Sonntag, 20. April 2008
Immer wieder quälten ihn Endzeitvisionen. „Wir armen Künstler dieser letzten Zeiten“, heisst es 1797 an Schiller. 1808 gedachte Goethe, wie der alte Diokletian in Spalato „als letzter Heide zu leben und zu sterben“. 1826 glaubte er, in einer „rückschreitenden“ Zeit zu leben; 1831 fürchtete er eine neue Barbarei. … Er sah die „Zeit kommen, wo Gott keine Freude mehr an den Menschen hat und er abermals alles zusammenschlagen muss zu einer verjüngten Schöpfung“.

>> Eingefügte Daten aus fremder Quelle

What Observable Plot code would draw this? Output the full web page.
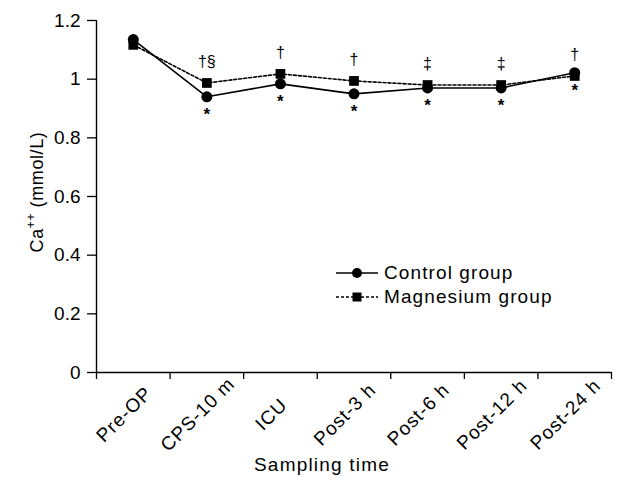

Wenn man sieht, wie die Welt überhaupt, und besonders die junge, nicht allein ihren Lüsten und Leidenschaften hingegeben ist, sondern wie zugleich das Höhere und Bessere an ihnen durch die ernsten Torheiten der Zeit verschoben und verfratzt wird, so daß ihnen alles, was zur Seligkeit führen sollte, zur Verdammnis wird, unsäglichen äußern Drang nicht gerechnet, so wundert man sich nicht über Untaten, durch welche der Mensch gegen sich selbst und andere wütet. Ich getraute mir, einen neuen "Werther" zu schreiben, über den dem Volke die Haare noch mehr zu Berge stehn sollten als über den ersten. Laß mich noch eine Bemerkung hinzufügen. Die meisten jungen Leute, die ein Verdienst in sich fühlen, fordern mehr von sich als billig. Dazu werden sie aber durch die gigantische Umgebung gedrängt und genötigt. Ich kenne deren ein halb Dutzend, die gewiß auch zugrunde gehn und denen nicht zu helfen wäre, selbst wenn man sie über ihren wahren Vorteil aufklären könnte.